Queridos hermanos Cardenales, a la luz y con la fuerza de este fuego camina el Pueblo santo y fiel, del cual hemos sido convocados y al que hemos sido enviados como ministros de Cristo, el Señor. ¿Qué me dice a mí y a ustedes, en particular, este doble fuego de Jesús? A mí me parece que nos recuerda que el fuego del Espíritu mueve al hombre lleno de celo apostólico a cuidar con valentía tanto las cosas grandes como las pequeñas, porque “non coerceri a maximo, contineri tamen a minimo, divinum est”.

Un Cardenal ama a la Iglesia, siempre con el mismo fuego espiritual, ya sea tratando las grandes cuestiones, como ocupándose de las más pequeñas; ya sea encontrándose con los grandes de este mundo, como con los pequeños, que son grandes delante de Dios. Pienso, por ejemplo, en el Cardenal Casaroli, quien destacó por su perspectiva abierta para apoyar, con un diálogo sabio, los nuevos horizontes de Europa después de la guerra fría. ¡Y Dios no quiera que la miopía del ser humano cierre de nuevo aquellos horizontes que Él abrió! Pero a los ojos de Dios, igualmente tuvieron gran valor las visitas que regularmente hacía a los jóvenes detenidos en una cárcel para menores de Roma, donde lo llamaban “Don Agostino”. ¡Y cuántos ejemplos de este tipo se podrían mencionar! Se me ocurre el Cardenal Van Thuân, llamado a pastorear el Pueblo de Dios en otro escenario crucial del siglo XX, y al mismo tiempo estaba animado por el fuego del amor de Cristo para cuidar el alma del carcelero que vigilaba la puerta de su celda.

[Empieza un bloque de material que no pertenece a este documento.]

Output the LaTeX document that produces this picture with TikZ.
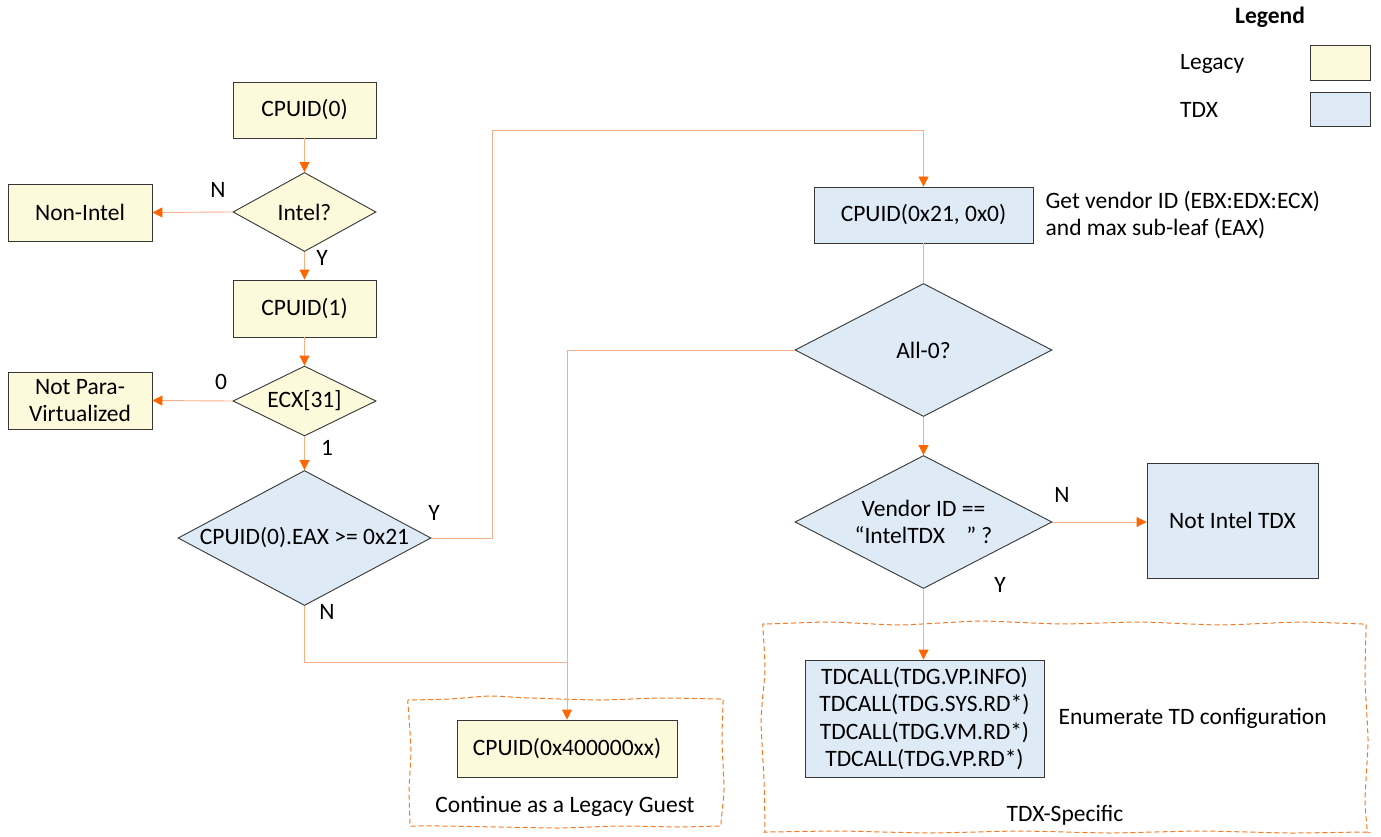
\documentclass[tikz,border=0pt]{standalone}
\usepackage{fontspec}
\setmainfont{Carlito}
\usetikzlibrary{positioning,arrows.meta,shapes.geometric}
\definecolor{legacyfill}{RGB}{253,249,219}
\definecolor{tdxfill}{RGB}{222,234,246}
\definecolor{edgegray}{RGB}{55,55,55}
\definecolor{wireorange}{RGB}{246,176,136}
\definecolor{tiporange}{RGB}{255,102,0}
\definecolor{grouporange}{RGB}{244,121,32}
\tikzset{
  every node/.style={font=\fontsize{23.5}{27.5}\selectfont},
  box/.style={draw=edgegray, line width=0.9pt, rectangle, inner sep=2pt, align=center},
  legacy/.style={box, fill=legacyfill},
  tdx/.style={box, fill=tdxfill},
  decision/.style={diamond, draw=edgegray, line width=0.9pt, inner sep=0pt, align=center},
  wire/.style={draw=wireorange, line width=0.9pt},
  flow/.style={wire, -{Triangle[length=10pt,width=10pt,color=tiporange]}},
  groupbox/.style={draw=grouporange, line width=1pt, dash pattern=on 5pt off 3pt},
  tag/.style={inner sep=0pt},
}

\begin{document}
\begin{tikzpicture}[x=1pt, y=-1pt]
\useasboundingbox (0,0) rectangle (1381,837);

% legacy column
\node[legacy, minimum width=143pt, minimum height=56pt] (cpuid0) at (304.5,110) {CPUID(0)};
\node[decision, fill=legacyfill, minimum width=143pt, minimum height=79pt, aspect=1.8] (intel) at (304.5,212) {Intel?};
\node[legacy, minimum width=144pt, minimum height=57pt] (nonintel) at (80,212.5) {Non-Intel};
\node[legacy, minimum width=143pt, minimum height=57pt] (cpuid1) at (304.5,308.5) {CPUID(1)};
\node[decision, fill=legacyfill, minimum width=143pt, minimum height=70pt, aspect=2] (ecx) at (304.5,401) {ECX[31]};
\node[legacy, minimum width=144pt, minimum height=57pt] (notpv) at (80,400.5) {Not Para-\\Virtualized};
\node[decision, fill=tdxfill, minimum width=253pt, minimum height=135pt, aspect=1.87, inner xsep=-8pt] (maxleaf) at (304.5,538) {CPUID(0).EAX >= 0x21};

% TDX column
\node[tdx, minimum width=219pt, minimum height=56pt] (vendorleaf) at (923.5,215) {CPUID(0x21, 0x0)};
\node[tag, align=left, right=12pt of vendorleaf] (vendornote) {Get vendor ID (EBX:EDX:ECX)\\and max sub-leaf (EAX)};
\node[decision, fill=tdxfill, minimum width=257pt, minimum height=133pt, aspect=1.93] (allzero) at (923.5,350) {All-0?};
\node[decision, fill=tdxfill, minimum width=257pt, minimum height=133pt, aspect=1.93] (vendorchk) at (923.5,522) {Vendor ID ==\\“IntelTDX\ \ \ \ ” ?};
\node[tdx, minimum width=171pt, minimum height=115pt] (nottdx) at (1232.5,520.5) {Not Intel TDX};
\node[tdx, minimum width=239pt, minimum height=117pt] (tdcall) at (924.5,718.5) {TDCALL(TDG.VP.INFO)\\TDCALL(TDG.SYS.RD*)\\TDCALL(TDG.VM.RD*)\\TDCALL(TDG.VP.RD*)};
\node[tag, right=14pt of tdcall] (enumnote) {Enumerate TD configuration};
\node[legacy, minimum width=220pt, minimum height=57pt] (legacyq) at (567,748.5) {CPUID(0x400000xx)};

% groups
\draw[groupbox] plot[smooth cycle, tension=0.3] coordinates {
  (408,700) (412,700) (450,699) (490,696) (530,698) (600,700) (660,698) (719,699) (723,699)
  (723,703) (722,740) (724,790) (721,822) (721,826)
  (717,826) (680,827) (620,826) (560,828) (500,827) (440,826) (413,826) (410,826)
  (410,822) (409,790) (411,750) (408,704)};
\node[tag] (legacylabel) at (565,806) {Continue as a Legacy Guest};
\draw[groupbox] plot[smooth cycle, tension=0.3] coordinates {
  (763,624) (767,624) (830,622) (900,625) (980,621) (1060,624) (1140,622) (1220,625) (1300,622) (1362,624) (1366,624)
  (1366,628) (1365,680) (1368,740) (1365,800) (1367,828) (1367,832)
  (1363,832) (1290,833) (1200,831) (1110,833) (1020,831) (930,833) (840,831) (769,832) (765,832)
  (765,828) (764,780) (761,720) (765,670) (763,628)};
\node[tag] (tdxlabel) at (1065,815) {TDX-Specific};

% legend
\node[tag, font=\fontsize{23.5}{27.5}\selectfont\bfseries] (legendtitle) at (1270,17) {Legend};
\node[tag, anchor=west] (legacykey) at (1180,64) {Legacy};
\node[legacy, minimum width=60pt, minimum height=35pt] (legacyswatch) at (1340,62.5) {};
\node[tag, anchor=west] (tdxkey) at (1180,110) {TDX};
\node[tdx, minimum width=60pt, minimum height=34pt] (tdxswatch) at (1340,109) {};

% branch labels
\node[tag] (intelno) at (218,190) {N};
\node[tag] (intelyes) at (322,258) {Y};
\node[tag] (ecxzero) at (221,382) {0};
\node[tag] (ecxone) at (327,448) {1};
\node[tag] (leafyes) at (434,513) {Y};
\node[tag] (leafno) at (327,612) {N};
\node[tag] (vendorno) at (1062,495) {N};
\node[tag] (vendoryes) at (1000,585) {Y};

% connectors
\coordinate (jog) at (492,130);
\coordinate (merge) at (567,662);
\draw[flow] (cpuid0) -- (intel);
\draw[flow] (intel.west) -- (nonintel.east);
\draw[flow] (intel.south) -- (cpuid1.north);
\draw[flow] (cpuid1) -- (ecx);
\draw[flow] (ecx.west) -- (notpv.east);
\draw[flow] (ecx.south) -- (maxleaf.north);
\draw[flow] (maxleaf.east) -| (jog) -| (vendorleaf.north);
\draw[wire] (maxleaf.south) |- (merge);
\draw[wire] (vendorleaf) -- (allzero);
\draw[flow] (allzero.west) -| (legacyq.north);
\draw[flow] (allzero) -- (vendorchk);
\draw[flow] (vendorchk.east) -- (vendorchk.east -| nottdx.west);
\draw[flow] (vendorchk.south) -- (vendorchk.south |- tdcall.north);

\end{tikzpicture}
\end{document}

Queridos hermanos y hermanas, volvamos a mirar a Jesús: sólo Él conoce el secreto de esta magnanimidad humilde, de este poder manso, de esta universalidad atenta a los detalles. El secreto del fuego de Dios, que desciende del cielo, iluminando de un extremo al otro, y que cocina lentamente el alimento de las familias pobres, de los migrantes, o de quienes no tienen un hogar. También hoy Jesús quiere traer este fuego a la tierra; quiere encenderlo de nuevo en las orillas de nuestras historias diarias. Nos llama por nuestro nombre, nos mira a los ojos y nos pregunta: ¿Puedo contar contigo?